Secretary-General of the National Unity Platform
- Incumbent
- Assumed office 14 July, 2020
- Preceded by: Paul Simbwa (as NURP)

Personal details
- Born: David Lewis Rubongoya 6 January 1988 (age 38) Mbarara, Uganda
- Education: Makerere University (Bachelor of Laws) Law Development Centre (Post Graduate Diploma in Legal Practice) Harvard Law School (Master of Laws) University of Oxford (Masters in International Human Rights Law)
- Occupation: Lawyer
- Known for: Political activist

= David Lewis Rubongoya =

Ugandan lawyer and politician

David Lewis Rubongoya (born January 6,1988) is a Ugandan lawyer, politician and University lecturer who played a key role in the founding of the National Unity Platform (NUP) political party, alongside its president Bobi Wine.

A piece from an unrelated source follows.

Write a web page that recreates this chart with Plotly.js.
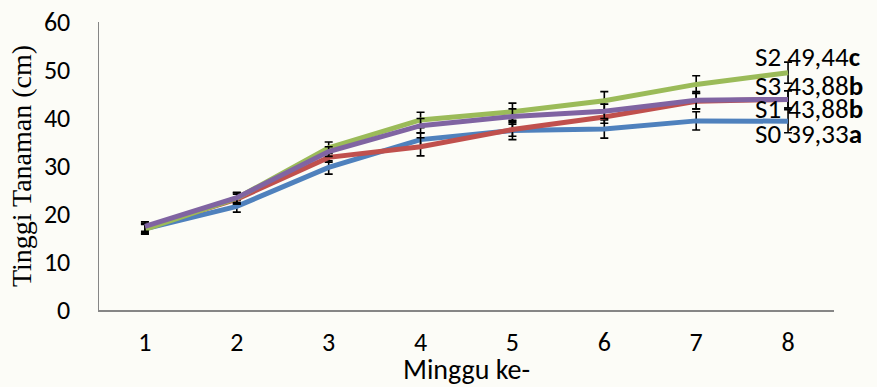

He currently serves as the NUP's inaugural Secretary General since 2020. He was also part of the People Power movement as an ally of Bobi Wine.

== Early life and education ==
Rubongoya was born on January 6, 1988, in Mbarara district to Goodman James Rubongoya and Nankunda Medius. He attended Kanyaryeru Primary School and Lake Mburo Secondary School, where he obtained the Uganda Certificate of Education. He later attended Nganwa High School in Bushenyi, where he was Head Prefect and earned the Uganda Advanced Certificate of Education.

Rubongoya went on to pursue a Bachelor's Degree in Law at Makerere University in Kampala, before attending the Law Development Centre to become an advocate. In 2014, he was awarded a scholarship to pursue a Master's degree in Law at Harvard University in the United States, with a special focus on Constitutional law. After returning to Uganda and working briefly at the Equal Opportunities Commission, he was granted another opportunity to study at the University of Oxford in the United Kingdom, where he obtained a master's degree in International Human Rights Law.

== Political career ==
After returning to Uganda from the US after his studies at Harvard University, Rubongoya took on various jobs, including working as a lecturer at the International University of East Africa in Kampala. It was during his time at the university that he met Bobi Wine, who was one of his students and a popular local musician in Uganda with social and politically inclined lyrics at the time. The two developed a close friendship, and in 2017, when Bobi Wine successfully ran for a parliamentary by-election and became a member of parliament for Kyadondo East constituency, Rubongoya was one of his supporters.

In the same year, a controversial debate arose about granting President Museveni more power to rule after he reached the age of 75, which was the maximum age limit according to the Ugandan constitution. Rubongoya, who was an expert in constitutional law, was concerned about the potential abuse of power and joined the opposition, switching from his previous support for the ruling NRM party.

In 2020, Bobi Wine, Rubongoya, and other key figures launched the National Unity Platform (NUP) political party, which was the political wing of the People Power movement led by Bobi Wine. Rubongoya was appointed as the party's General Secretary, and in 2021, the NUP participated in its first general election. Despite concerns about the election's fairness, Bobi Wine won more than 40% of the vote in his presidential bid, and the NUP secured 62 seats in the Ugandan parliament, a milestone for a new political party in Uganda.

Rubongoya and his colleagues in the NUP have since become the leading opposition political party in Uganda, despite the challenges they have faced in their efforts to promote democracy and human rights in the country.

== Personal life ==
Rubongoya is currently unmarried and has four daughters.